Monday, March 7, 2011

Cutting funding for public broadcasting in the US

When I have the time, I try to listen to podcasts of the Diane Rehm show, and on this one from January 20 (I am a bit behind) the speakers provide two interesting statistics:

  1. Funding for public broadcasting in the US makes up only 1/25th of one percent of discretionary spending in the US budget, and
  2. Expenditures on public broadcasting in the US pale in comparison to the budgets in other countries. While PBS costs the average US citizen 1.35 dollars per year, a Brit spends 82 dollars a year on the BBC, while a Canadian spends 30 dollars on the CBC (Japan also comes in at around 60 dollars per capita each year). 

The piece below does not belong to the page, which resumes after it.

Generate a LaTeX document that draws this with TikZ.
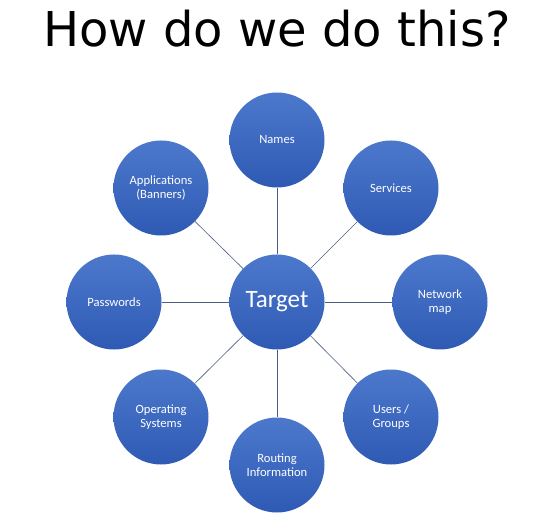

While the speaker did not talk about Germany, based on the figures I discuss here Germany would come in even above the level of the BBC at closer to 100 dollars per year per person. The monthly subscription rate is around 20 dollars a month per household, but people without televisions (and, more recently, without computers) do not have to pay, and there are exceptions for people with televisions who are undergoing hardship.

Clearly, there is no money to be saved from cutting funding for public broadcasting. The attack therefore cannot be financially motivated; it is political. Take away public broadcasting, and you are left with corporate-financed media – which is exactly what many Republicans want.